╔══

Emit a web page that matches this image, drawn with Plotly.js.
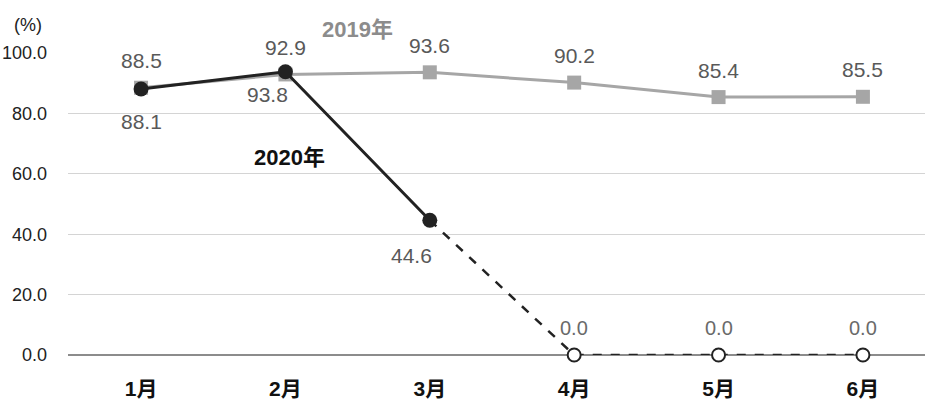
<!DOCTYPE html>
<html><head><meta charset="utf-8">
<script src="https://cdn.plot.ly/plotly-3.0.1.min.js"></script>
<style>html,body{margin:0;padding:0;background:#fff}#c{width:925px;height:399px}</style>
</head><body><div id="c"></div>
<script>
const months = ['1月','2月','3月','4月','5月','6月'];
const v2019 = [88.5, 92.9, 93.6, 90.2, 85.4, 85.5];
const v2020 = [88.1, 93.8, 44.6, 0.0, 0.0, 0.0];
const yTicks = [0, 20, 40, 60, 80, 100];
const yTickText = ['0.0','20.0','40.0','60.0','80.0','100.0'];

const solidIdx = [0,1,2];
const dashIdx = [2,3,4,5];
const openIdx = [3,4,5];

const traces = [
  {x: months, y: v2019, mode:'lines+markers', line:{color:'#a6a6a6', width:3},
   marker:{symbol:'square', size:14, color:'#a6a6a6'}, cliponaxis:false},
  {x: dashIdx.map(i=>months[i]), y: dashIdx.map(i=>v2020[i]), mode:'lines',
   line:{color:'#222', width:2.5, dash:'dash'}, cliponaxis:false},
  {x: solidIdx.map(i=>months[i]), y: solidIdx.map(i=>v2020[i]), mode:'lines+markers',
   line:{color:'#222', width:3}, marker:{symbol:'circle', size:15, color:'#222'}, cliponaxis:false},
  {x: openIdx.map(i=>months[i]), y: openIdx.map(i=>v2020[i]), mode:'markers',
   marker:{symbol:'circle', size:13, color:'#fff', line:{color:'#222', width:2}}, cliponaxis:false}
];

const lblFont = {family:'Liberation Sans, Arial, sans-serif', size:21, color:'#595959'};
const zeroFont = {family:'Liberation Sans Narrow, Liberation Sans, Arial, sans-serif', size:20, color:'#6a6a6a'};
const ann = [];
v2019.forEach((v,i)=>ann.push({x:months[i], y:v, text:v.toFixed(1), showarrow:false, yshift:27, font:lblFont}));
const off2020 = [[0,-33],[-18,-23],[-18,-35],[0,27],[0,27],[0,27]];
v2020.forEach((v,i)=>ann.push({x:months[i], y:v, text:v.toFixed(1), showarrow:false,
  xshift:off2020[i][0], yshift:off2020[i][1], font: v===0 ? zeroFont : lblFont}));
ann.push({xref:'paper', yref:'paper', x:(28-68)/857, y:(355-25)/302, xanchor:'center', yanchor:'middle',
  text:'(%)', showarrow:false, font:{family:'Liberation Sans, Arial, sans-serif', size:18, color:'#222'}});
ann.push({xref:'paper', yref:'paper', x:(357-68)/857, y:(355-29)/302, xanchor:'center', yanchor:'middle',
  text:'<b>2019年</b>', showarrow:false,
  font:{family:'Liberation Sans, Noto Sans CJK JP, sans-serif', size:22, color:'#8c8c8c'}});
ann.push({xref:'paper', yref:'paper', x:(289-68)/857, y:(355-157)/302, xanchor:'center', yanchor:'middle',
  text:'<b>2020年</b>', showarrow:false,
  font:{family:'Liberation Sans, Noto Sans CJK JP, sans-serif', size:22, color:'#111'}});

const layout = {
  width:925, height:399, margin:{l:68, r:0, t:53, b:44},
  paper_bgcolor:'#fff', plot_bgcolor:'#fff', showlegend:false,
  xaxis:{type:'category', range:[-0.506, 5.43], showgrid:false, zeroline:false,
    showline:false, ticks:'', ticklabelstandoff:19,
    tickfont:{family:'Liberation Sans, Noto Sans CJK JP, sans-serif', size:21, color:'#111', weight:'bold'}},
  yaxis:{range:[0,100], tickvals:yTicks, ticktext:yTickText, showgrid:true, gridcolor:'#d4d4d4', gridwidth:1,
    zeroline:true, zerolinecolor:'#8c8c8c', zerolinewidth:1.5, showline:false, ticks:'', ticklabelstandoff:20,
    tickfont:{family:'Liberation Sans, Arial, sans-serif', size:18, color:'#222'}},
  annotations: ann
};
Plotly.newPlot('c', traces, layout, {staticPlot:true, displayModeBar:false});
</script></body></html>
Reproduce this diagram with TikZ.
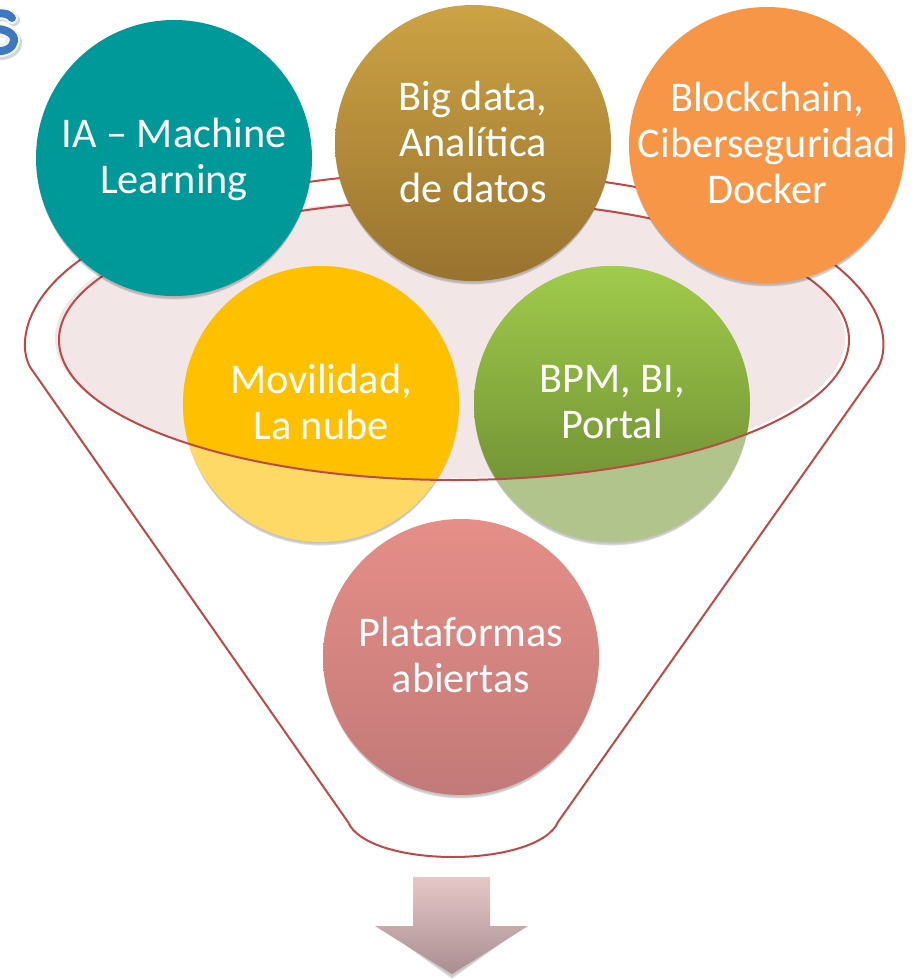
\documentclass[tikz,border=0pt]{standalone}
\usepackage{fontspec}
\setmainfont{Carlito}
\definecolor{lineRed}{HTML}{BC4A48}
\definecolor{paleFill}{HTML}{F2E6E7}
\definecolor{teal1}{HTML}{009999}
\definecolor{orange1}{HTML}{F79646}
\definecolor{gold1}{HTML}{FFC000}
\definecolor{goldPale}{HTML}{FFD966}
\definecolor{greenPale}{HTML}{B1C48B}
\definecolor{greenTop}{HTML}{A0CB4B}
\definecolor{greenBot}{HTML}{688530}
\definecolor{brownTop}{HTML}{CCA344}
\definecolor{brownBot}{HTML}{99732F}
\definecolor{roseTop}{HTML}{E68E88}
\definecolor{roseBot}{HTML}{C27A78}
\definecolor{arrowTop}{HTML}{E6C8C9}
\definecolor{arrowBot}{HTML}{A98D90}
\definecolor{sBlue}{HTML}{3F78BE}
\tikzset{
  x=0.75pt,y=-0.75pt,
  disc/.style={circle,minimum size=207pt,inner sep=0pt,outer sep=0pt},
  label txt/.style={text=white,align=center,font=\fontsize{31.7}{34.5}\selectfont},
  funnel line/.style={draw=lineRed,line width=1.5pt,line join=round},
  shadow disc/.style={circle,inner sep=0pt,fill=black,opacity=0.05},
}
\newcommand{\softshadow}[1]{%
  \foreach \d/\w in {1/0,2/-0.5,3/-1.5,4/-3,5/-4.5}{%
    \node[shadow disc,minimum size=207pt+\w pt] at ([yshift=-\d pt]#1) {};
  }}
\begin{document}
\begin{tikzpicture}
\useasboundingbox (0,0) rectangle (921,979);
\fill[white] (0,0) rectangle (921,979);

% fragment of the title letter at top left
\begin{scope}
  \clip (0,0) rectangle (921,979);
  \draw[black!35,line width=9pt,line cap=round,opacity=.45]
    (-4,16) .. controls (6,14) and (12,17) .. (14,20);
  \draw[black!35,line width=9pt,line cap=round,opacity=.45]
    (-4,31) .. controls (8,31) and (17,37) .. (16,44) .. controls (15,51) and (6,55) .. (-4,54);
  \draw[white!92!gray,line width=9pt,line cap=round]
    (-4,14) .. controls (5,12) and (10,15) .. (12,18);
  \draw[white!92!gray,line width=9pt,line cap=round]
    (-4,29) .. controls (6,29) and (15,34) .. (14,41) .. controls (13,48) and (5,52) .. (-4,51);
  \draw[sBlue,line width=6pt,line cap=round]
    (-4,14) .. controls (5,12) and (10,15) .. (12,18);
  \draw[sBlue,line width=6pt,line cap=round]
    (-4,29) .. controls (6,29) and (15,34) .. (14,41) .. controls (13,48) and (5,52) .. (-4,51);
  \draw[white!90!sBlue,line width=1.5pt]
    (-2,36) .. controls (4,35) and (8,39) .. (6,42) .. controls (4,45) and (0,45) .. (-2,44);
\end{scope}

% funnel: pale fill and outer outline
\fill[paleFill] (450,338) ellipse [x radius=395,y radius=140];
\coordinate (fL) at (30,367);
\coordinate (fR) at (878,368);
\coordinate (nL) at (348,822);
\coordinate (nR) at (558,822);
\draw[funnel line]
  (fL) .. controls (18,345) and (24,300) .. (80,260)
  .. controls (150,205) and (300,172) .. (454,172)
  .. controls (620,172) and (760,205) .. (835,265)
  .. controls (885,305) and (890,345) .. (fR)
  -- (nR) .. controls (548,845) and (500,857) .. (453,857)
  .. controls (405,857) and (358,845) .. (nL) -- cycle;

% lower circles: pale below the ellipse, full colour inside it
\softshadow{321,404}
\node[disc,fill=goldPale] (movBase) at (321,404) {};
\softshadow{612,404}
\node[disc,fill=greenPale] (bpmBase) at (612,404) {};
\begin{scope}
  \clip (454,340) ellipse [x radius=395,y radius=140];
  \node[disc,fill=gold1] (movFull) at (321,404) {};
  \node[disc,top color=greenTop,bottom color=greenBot] (bpmFull) at (612,404) {};
\end{scope}
\draw[funnel line] (454,340) ellipse [x radius=395,y radius=140];

% upper and bottom circles
\softshadow{174,158}
\node[disc,fill=teal1] (ia) at (174,158) {};
\softshadow{473,143}
\node[disc,top color=brownTop,bottom color=brownBot] (big) at (473,143) {};
\softshadow{767,145}
\node[disc,fill=orange1] (block) at (767,145) {};
\softshadow{461,657}
\node[disc,top color=roseTop,bottom color=roseBot] (plat) at (461,657) {};

% labels
\node[label txt] (tIa) at (174,159) {IA – Machine\\Learning};
\node[label txt] (tBig) at (473,142) {Big data,\\Analítica\\de datos};
\node[label txt] (tBlock) at (767,143) {Blockchain,\\Ciberseguridad\\Docker};
\node[label txt] (tMov) at (321,402) {Movilidad,\\La nube};
\node[label txt] (tBpm) at (612,402) {BPM, BI,\\Portal};
\node[label txt] (tPlat) at (461,655) {Plataformas\\abiertas};

% arrow
\fill[black,opacity=.10] (380,928) -- (452,977) -- (524,928) -- cycle;
\fill[black,opacity=.12] (385,930) -- (452,979) -- (519,930) -- cycle;
\path[top color=arrowTop,bottom color=arrowBot]
  (413,877) -- (490,877) -- (490,926) -- (528,926) -- (452,974) -- (375,926) -- (413,926) -- cycle;
\end{tikzpicture}
\end{document}
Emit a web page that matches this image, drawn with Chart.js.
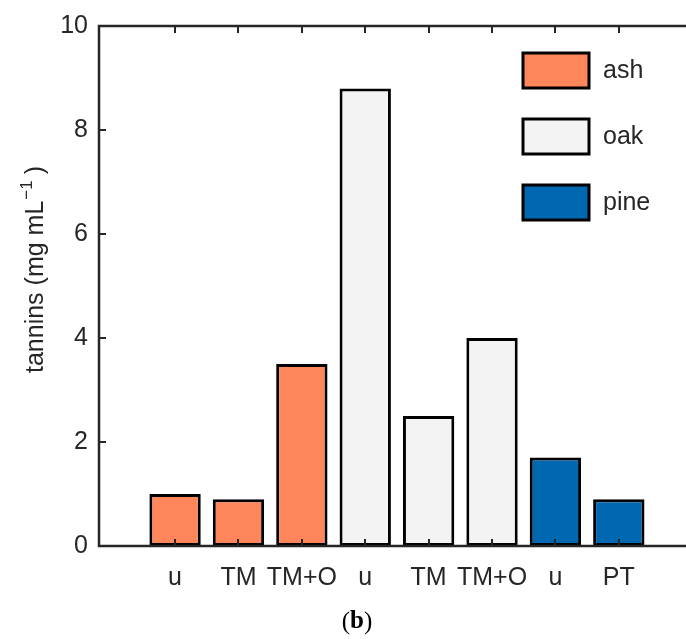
<!DOCTYPE html>
<html lang="en">
<head>
  <meta charset="UTF-8" />
  <title>tannins</title>
  <script src="https://cdn.jsdelivr.net/npm/chart.js"></script>
  <style>
    html, body { margin: 0; padding: 0; background: #ffffff; }
    #wrap { width: 686px; height: 639px; }
  </style>
</head>
<body>
  <div id="wrap"><canvas id="tanninChart" width="686" height="639"></canvas></div>

  <script>
    // data
    const categories = ["u", "TM", "TM+O", "u", "TM", "TM+O", "u", "PT"];
    const woods = ["ash", "oak", "pine"];
    const ashValues = [1.0, 0.9, 3.5, null, null, null, null, null];
    const oakValues = [null, null, null, 8.8, 2.5, 4.0, null, null];
    const pineValues = [null, null, null, null, null, null, 1.7, 0.9];
    const yTicks = [0, 2, 4, 6, 8, 10];

    const woodColors = ["#fe865a", "#f3f3f3", "#0068b0"];
    const ink = "#262626";
    const font = "'Liberation Sans', Arial, sans-serif";
    const fontSize = 25;

    function toPoints(vals) {
      return vals.map((v, i) => (v === null ? null : { x: i, y: v })).filter(Boolean);
    }

    // axes box with inward ticks (MATLAB style)
    const frame = {
      id: "frame",
      afterDatasetsDraw(chart) {
        const { ctx, chartArea } = chart;
        const xs = chart.scales.x, ys = chart.scales.y;
        const t = 7;
        ctx.save();
        ctx.strokeStyle = ink;
        ctx.lineWidth = 2.5;
        ctx.beginPath();
        ctx.moveTo(chartArea.right + 2, chartArea.top);
        ctx.lineTo(chartArea.left, chartArea.top);
        ctx.lineTo(chartArea.left, chartArea.bottom);
        ctx.lineTo(chartArea.right + 2, chartArea.bottom);
        ctx.stroke();
        ctx.lineWidth = 2;
        ctx.beginPath();
        categories.forEach((c, i) => {
          const px = Math.round(xs.getPixelForValue(i));
          ctx.moveTo(px, chartArea.bottom);
          ctx.lineTo(px, chartArea.bottom - t);
          ctx.moveTo(px, chartArea.top);
          ctx.lineTo(px, chartArea.top + t);
        });
        yTicks.forEach(v => {
          const py = Math.round(ys.getPixelForValue(v));
          ctx.moveTo(chartArea.left, py);
          ctx.lineTo(chartArea.left + t, py);
        });
        ctx.stroke();
        ctx.restore();
      }
    };

    // y label with a real superscript
    const yLabel = {
      id: "yLabel",
      afterDraw(chart) {
        const { ctx } = chart;
        ctx.save();
        ctx.translate(36, 373);
        ctx.rotate(-Math.PI / 2);
        ctx.fillStyle = ink;
        ctx.textBaseline = "middle";
        let x = 0;
        ctx.font = fontSize + "px " + font;
        ctx.fillText("tannins (mg mL", x, 0);
        x += ctx.measureText("tannins (mg mL").width;
        ctx.font = "17px " + font;
        ctx.fillText("\u22121", x + 1, -9);
        x += ctx.measureText("\u22121").width + 7;
        ctx.font = fontSize + "px " + font;
        ctx.fillText(")", x, 0);
        ctx.restore();
      }
    };

    // boxed legend in the upper right corner
    const boxLegend = {
      id: "boxLegend",
      afterDraw(chart) {
        const { ctx } = chart;
        ctx.save();
        chart.data.datasets.forEach((ds, i) => {
          const bx = 523, by = 53 + i * 66, bw = 66, bh = 35;
          ctx.fillStyle = ds.backgroundColor;
          ctx.fillRect(bx, by, bw, bh);
          ctx.strokeStyle = "#000";
          ctx.lineWidth = 3;
          ctx.strokeRect(bx, by, bw, bh);
          ctx.fillStyle = ink;
          ctx.font = fontSize + "px " + font;
          ctx.textBaseline = "middle";
          ctx.fillText(ds.label, 603, by + bh / 2 + 1);
        });
        ctx.restore();
      }
    };

    // panel caption "(b)"
    const caption = {
      id: "caption",
      afterDraw(chart) {
        const { ctx } = chart;
        ctx.save();
        ctx.fillStyle = "#000";
        ctx.textBaseline = "middle";
        const serif = "'Liberation Serif', 'Times New Roman', serif";
        const parts = [["(", "25px " + serif], ["b", "bold 25px " + serif], [")", "25px " + serif]];
        let w = 0;
        parts.forEach(p => { ctx.font = p[1]; w += ctx.measureText(p[0]).width; });
        let x = 357 - w / 2;
        parts.forEach(p => {
          ctx.font = p[1];
          ctx.fillText(p[0], x, 622);
          x += ctx.measureText(p[0]).width;
        });
        ctx.restore();
      }
    };

    const valueLists = [ashValues, oakValues, pineValues];

    new Chart(document.getElementById("tanninChart"), {
      type: "bar",
      data: {
        datasets: woods.map((w, i) => ({
          label: w,
          data: toPoints(valueLists[i]),
          backgroundColor: woodColors[i],
          borderColor: "#000",
          borderWidth: 3,
          borderSkipped: false,
          grouped: false,
          categoryPercentage: 1,
          barPercentage: 0.81
        }))
      },
      options: {
        responsive: false,
        animation: false,
        devicePixelRatio: 1,
        layout: { padding: { top: 22, right: 0, left: 0, bottom: 0 } },
        plugins: {
          legend: { display: false },
          tooltip: { enabled: false }
        },
        scales: {
          x: {
            type: "linear",
            offset: false,
            min: -1.2,
            max: 8.06,
            grid: { display: false, drawTicks: false },
            border: { display: false },
            afterBuildTicks: scale => { scale.ticks = categories.map((c, i) => ({ value: i })); },
            afterFit: scale => { scale.height = 93; },
            ticks: {
              autoSkip: false,
              maxRotation: 0,
              padding: 17,
              color: ink,
              font: { family: font, size: fontSize },
              callback: v => categories[v]
            }
          },
          y: {
            min: 0,
            max: 10,
            grid: { display: false, drawTicks: false },
            border: { display: false },
            afterFit: scale => { scale.width = 99; },
            ticks: {
              stepSize: 2,
              padding: 11,
              color: ink,
              font: { family: font, size: fontSize }
            }
          }
        }
      },
      plugins: [frame, yLabel, boxLegend, caption]
    });
  </script>
</body>
</html>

╚══

> _WHAT TO DO_
Exactly and only the lines from the top of the records down to the line containing "const openIdx = [3,4,5];" should be transcribed, please, without the pictures.

> _EXERCISE OUTPUT_
Emit a web page that matches this image, drawn with Plotly.js.
<!DOCTYPE html>
<html><head><meta charset="utf-8">
<script src="https://cdn.plot.ly/plotly-3.0.1.min.js"></script>
<style>html,body{margin:0;padding:0;background:#fff}#c{width:925px;height:399px}</style>
</head><body><div id="c"></div>
<script>
const months = ['1月','2月','3月','4月','5月','6月'];
const v2019 = [88.5, 92.9, 93.6, 90.2, 85.4, 85.5];
const v2020 = [88.1, 93.8, 44.6, 0.0, 0.0, 0.0];
const yTicks = [0, 20, 40, 60, 80, 100];
const yTickText = ['0.0','20.0','40.0','60.0','80.0','100.0'];

const solidIdx = [0,1,2];
const dashIdx = [2,3,4,5];
const openIdx = [3,4,5];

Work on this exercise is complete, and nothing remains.